Qu’à tout cela ne tienne, la décision du Président sénégalais reste favorablement accueillie, par la plupart des Burkinabè qui jugent que « la démocratie sénégalaise est sauvée et le spectre du chaos évité ».

« Il n’y a rien de tel que la paix dans un pays et la décision prise par le Président Macky SALL va beaucoup y concourir après ce qu’on a vu ces derniers mois », espère Mohamed Ali CISSÉ, un commerçant. “L’Observateur Paalga“ s’inscrit dans cette perspective. Le journal estime que, avec la déclaration du président SALL, « nul doute que le mercure socio-politique sénégalais qui ne cessait de monter va retomber. Et c’est tout le pays de la Téranga qui doit pousser un grand ouf de soulagement, tant les conséquences s’annonçaient désastreuses si la décision avait été autre », conclut “L’Obs“.

« Partir à temps a toujours été souhaitable pour un chef d’État et Macky SALL l’a compris », observe Émile TENKODOGO, commerçant au marché central de Ouagadougou. Le Pr Abdoulaye SOMA, éminent Constitutionnaliste, analyse tout simplement que « Macky SALL a pris une décision à la fois bonne pour son curriculum et pour le cursus politique du SÉNÉGAL ».
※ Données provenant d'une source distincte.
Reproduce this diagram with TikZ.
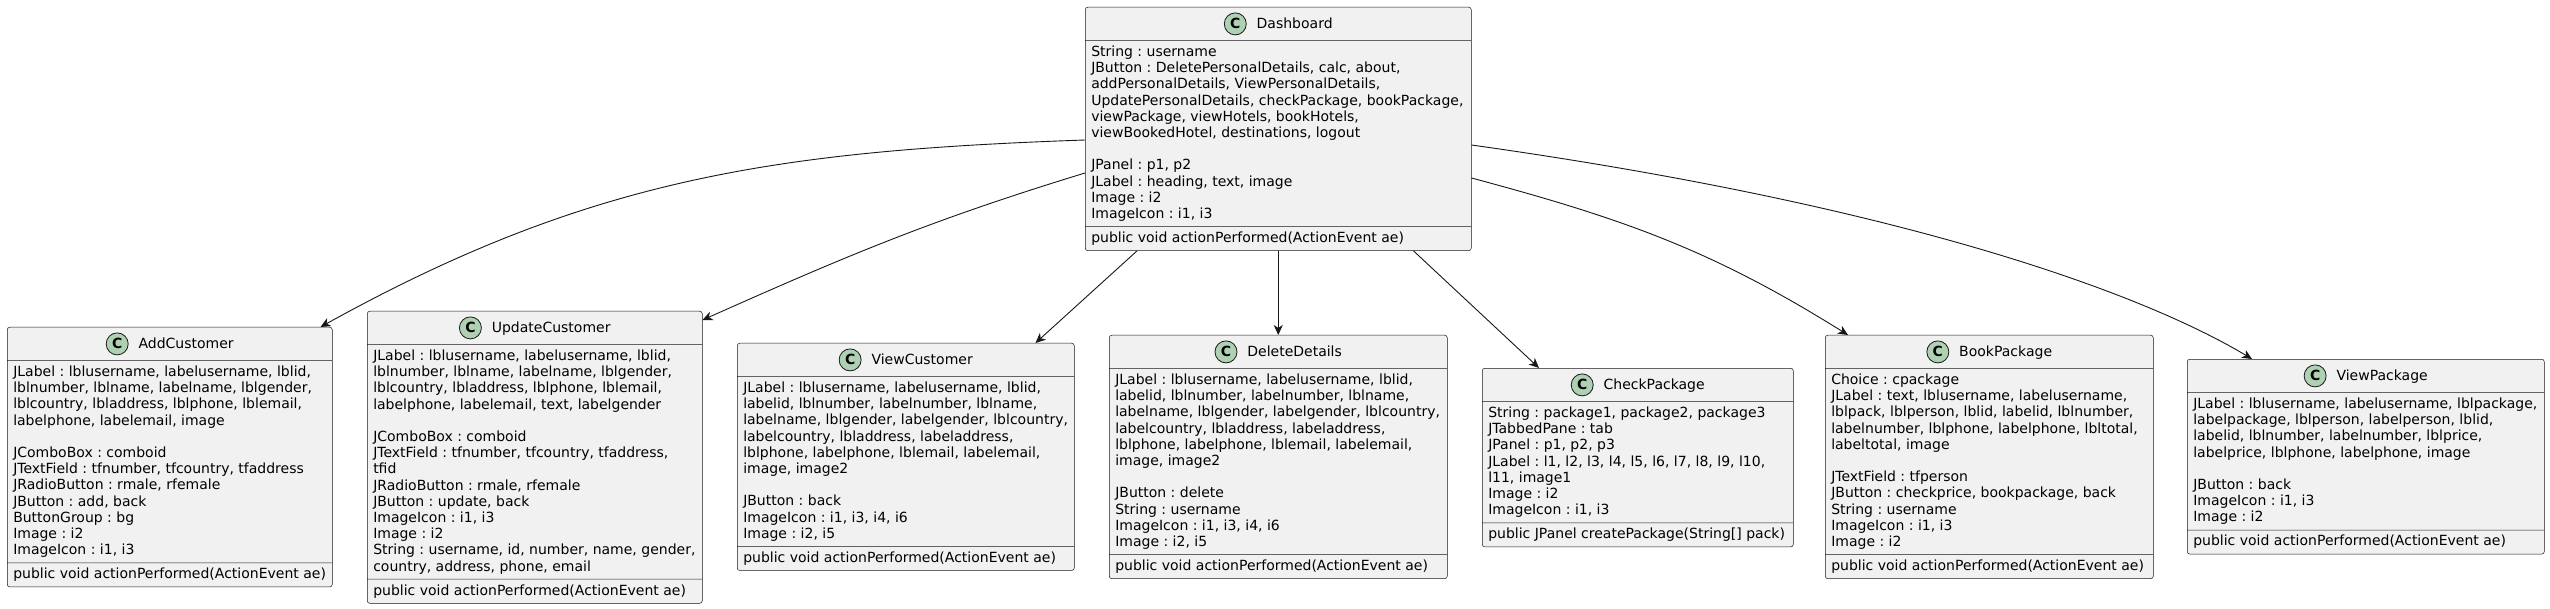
\documentclass[tikz,border=0pt]{standalone}
\usepackage{fontspec}
\setmainfont{DejaVu Sans}
\frenchspacing
\usetikzlibrary{arrows.meta, positioning, shapes.multipart}
\definecolor{classfill}{HTML}{F1F1F1}
\definecolor{classline}{HTML}{181818}
\definecolor{spotfill}{HTML}{ADD1B2}
\newcommand{\classhead}[1]{\tikz[baseline=-5pt]\node[spot]{C};\hspace{10pt}#1}

\begin{document}
\begin{tikzpicture}[
    x=1pt, y=-1pt,
    every node/.style={font=\fontsize{14}{16.2}\selectfont},
    umlclass/.style={rectangle split, rectangle split parts=3, rectangle split part align={center,left,left}, draw=classline, line width=0.5pt, fill=classfill, rounded corners=2.5pt, anchor=north west, inner xsep=6pt, inner ysep=5pt, align=left},
    spot/.style={circle, anchor=center, draw=classline, line width=0.8pt, fill=spotfill, minimum size=22pt, inner sep=0pt, font=\fontsize{14}{14}\selectfont\bfseries},
    dep/.style={-{Stealth[length=10pt, width=9pt, inset=3pt]}, line width=0.9pt, draw=classline}
]
\useasboundingbox[fill=white] (0,0) rectangle (2550,609);

% Main window
\node[umlclass, minimum width=386pt] (dash) at (1085,7) {\classhead{Dashboard}
  \nodepart{two}String : username\\
  JButton : DeletePersonalDetails, calc, about,\\
  addPersonalDetails, ViewPersonalDetails,\\
  UpdatePersonalDetails, checkPackage, bookPackage,\\
  viewPackage, viewHotels, bookHotels,\\
  viewBookedHotel, destinations, logout\\[16.2pt]
  JPanel : p1, p2\\
  JLabel : heading, text, image\\
  Image : i2\\
  ImageIcon : i1, i3
  \nodepart{three}public void actionPerformed(ActionEvent ae)};

% Customer screens
\node[umlclass, minimum width=325pt] (add) at (7,327) {\classhead{AddCustomer}
  \nodepart{two}JLabel : lblusername, labelusername, lblid,\\
  lblnumber, lblname, labelname, lblgender,\\
  lblcountry, lbladdress, lblphone, lblemail,\\
  labelphone, labelemail, image\\[16.2pt]
  JComboBox : comboid\\
  JTextField : tfnumber, tfcountry, tfaddress\\
  JRadioButton : rmale, rfemale\\
  JButton : add, back\\
  ButtonGroup : bg\\
  Image : i2\\
  ImageIcon : i1, i3
  \nodepart{three}public void actionPerformed(ActionEvent ae)};

\node[umlclass, minimum width=335pt] (upd) at (367,311) {\classhead{UpdateCustomer}
  \nodepart{two}JLabel : lblusername, labelusername, lblid,\\
  lblnumber, lblname, labelname, lblgender,\\
  lblcountry, lbladdress, lblphone, lblemail,\\
  labelphone, labelemail, text, labelgender\\[16.2pt]
  JComboBox : comboid\\
  JTextField : tfnumber, tfcountry, tfaddress,\\
  tfid\\
  JRadioButton : rmale, rfemale\\
  JButton : update, back\\
  ImageIcon : i1, i3\\
  Image : i2\\
  String : username, id, number, name, gender,\\
  country, address, phone, email
  \nodepart{three}public void actionPerformed(ActionEvent ae)};

\node[umlclass, minimum width=337pt] (vcust) at (737,343) {\classhead{ViewCustomer}
  \nodepart{two}JLabel : lblusername, labelusername, lblid,\\
  labelid, lblnumber, labelnumber, lblname,\\
  labelname, lblgender, labelgender, lblcountry,\\
  labelcountry, lbladdress, labeladdress,\\
  lblphone, labelphone, lblemail, labelemail,\\
  image, image2\\[16.2pt]
  JButton : back\\
  ImageIcon : i1, i3, i4, i6\\
  Image : i2, i5
  \nodepart{three}public void actionPerformed(ActionEvent ae)};

\node[umlclass, minimum width=338pt] (del) at (1109,335) {\classhead{DeleteDetails}
  \nodepart{two}JLabel : lblusername, labelusername, lblid,\\
  labelid, lblnumber, labelnumber, lblname,\\
  labelname, lblgender, labelgender, lblcountry,\\
  labelcountry, lbladdress, labeladdress,\\
  lblphone, labelphone, lblemail, labelemail,\\
  image, image2\\[16.2pt]
  JButton : delete\\
  String : username\\
  ImageIcon : i1, i3, i4, i6\\
  Image : i2, i5
  \nodepart{three}public void actionPerformed(ActionEvent ae)};

% Package screens
\node[umlclass, minimum width=311pt] (chk) at (1482,368) {\classhead{CheckPackage}
  \nodepart{two}String : package1, package2, package3\\
  JTabbedPane : tab\\
  JPanel : p1, p2, p3\\
  JLabel : l1, l2, l3, l4, l5, l6, l7, l8, l9, l10,\\
  l11, image1\\
  Image : i2\\
  ImageIcon : i1, i3
  \nodepart{three}public JPanel createPackage(String[] pack)};

\node[umlclass, minimum width=328pt] (book) at (1825,335) {\classhead{BookPackage}
  \nodepart{two}Choice : cpackage\\
  JLabel : text, lblusername, labelusername,\\
  lblpack, lblperson, lblid, labelid, lblnumber,\\
  labelnumber, lblphone, labelphone, lbltotal,\\
  labeltotal, image\\[16.2pt]
  JTextField : tfperson\\
  JButton : checkprice, bookpackage, back\\
  String : username\\
  ImageIcon : i1, i3\\
  Image : i2
  \nodepart{three}public void actionPerformed(ActionEvent ae)};

\node[umlclass, minimum width=357pt] (vpkg) at (2187,359) {\classhead{ViewPackage}
  \nodepart{two}JLabel : lblusername, labelusername, lblpackage,\\
  labelpackage, lblperson, labelperson, lblid,\\
  labelid, lblnumber, labelnumber, lblprice,\\
  labelprice, lblphone, labelphone, image\\[16.2pt]
  JButton : back\\
  ImageIcon : i1, i3\\
  Image : i2
  \nodepart{three}public void actionPerformed(ActionEvent ae)};

% Dependencies
\draw[dep] ([yshift=-133pt]dash.north west) to[out=182, in=29] ([xshift=-12pt]add.north east);
\draw[dep] ([yshift=-166pt]dash.north west) to[out=197, in=24] ([yshift=-9pt]upd.north east);
\draw[dep] ([xshift=52pt]dash.south west) -- ([xshift=-39pt]vcust.north east);
\draw[dep] (dash.south) -- (del.north);
\draw[dep] ([xshift=-58pt]dash.south east) -- ([xshift=57pt]chk.north west);
\draw[dep] ([yshift=-171pt]dash.north east) to[out=345, in=148] ([xshift=23pt]book.north west);
\draw[dep] ([yshift=-138pt]dash.north east) to[out=352, in=149, out distance=455pt, in distance=117pt] ([xshift=65pt]vpkg.north west);
\end{tikzpicture}
\end{document}
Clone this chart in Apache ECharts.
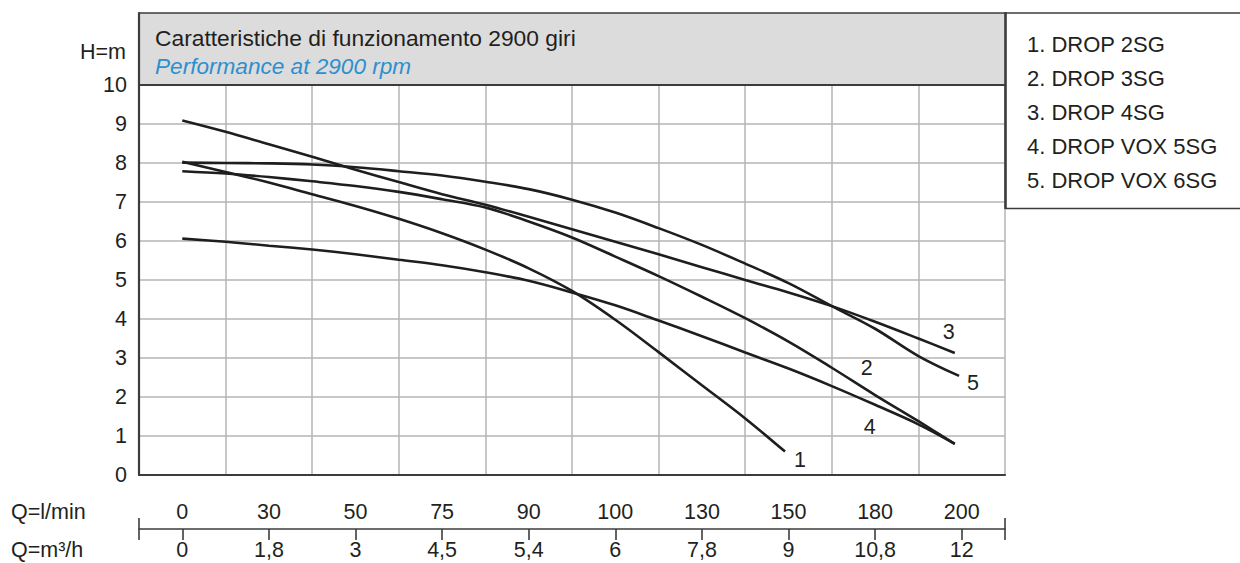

L’avenir politico-judiciaire de l’opposant SONKO interrogé ??

Au–delà de l’admiration pour celui qui a levé tous les doutes sur sa candidature à la Présidentielle de Février 2024, on s’interroge déjà au Burkina sur les conséquences de la décision du Président Macky SALL, particulièrement sur l’avenir politique et judiciaire de l’opposant Ousmane SONKO, condamné à deux ans d’emprisonnement pour “ corruption de la jeunesse sénégalaise “, lui qui fut d’abord poursuivi pour viols et menaces de mort sur l’employée d’un salon de massage, lui encore qui a souvent appelé ses partisans à descendre dans la rue contre « un complot ourdi par Macky SALL » pour l’empêcher d’être candidat en 2024.

« La situation de l’opposant Ousmane SONKO n’est pas encore réglée, étant sous le coup d’une condamnation à de la prison ferme, il est passible, de ce fait, d’une mise aux arrêts à tout moment. A priori, les pouvoirs sont séparés et le pouvoir exécutif ne peut interférer pour annuler la condamnation de M. SONKO. Ce qui risquerait d’écarter M. SONKO de la prochaine élection présidentielle », entrevoit le Dr Daniel KÉRÉ. « SONKO va peut–être articuler son discours maintenant sur la gouvernance et son sort judiciaire », présage le journaliste Atiana Serge OULON. Pour le quotidien “Le Pays“, la décision du Président sénégalais « ôte aux soutiens d’Ousmane SONKO un argument de taille pour continuer à ruer dans les brancards contre le Chef de l’État. Et si les choses en restaient là, poursuit le journal, le plus grand perdant serait l’opposant SONKO qui ne pourrait se prévaloir de ses propres turpitudes ».

Pour le constitutionnaliste Abdoulaye SOMA, « Ousmane SONKO peut essayer de manœuvrer pour être candidat en faisant, par exemple, appel de la décision de la Justice ». Pas besoin de manœuvrer, semble dire le commerçant Mohamed Ali CISSÉ. Ce commerçant croit savoir que l’illustre opposant n’était qu’une victime de la tentation du troisième mandat de SALL.

« Étant donné que le président ne sera pas candidat, Ousmane Sonko doit être simplement relaxé pour prendre part à l’élection », souhaitetil.

La question de la succession posée

Dans un tout autre registre, Le pays estime que « le principal défi pour Macky SALL, reste l’organisation de sa succession, à travers l’organisation d’élections apaisées et transparentes ». Et de poursuivre : « On peut dire que les jeux sont ouverts. D’autant plus que jusqu’à son allocution du 3 juillet dernier, on ne connaissait pas le chef de l’État sénégalais, de dauphin attitré ».

Or, conclut le canard, il ne fait pas de doute que le retrait de Macky SALL de la course à sa propre succession, ne manquera pas d’aiguiser les ambitions au sein de la grande coalition Benno Bokk Yaakaar, au pouvoir à Dakar.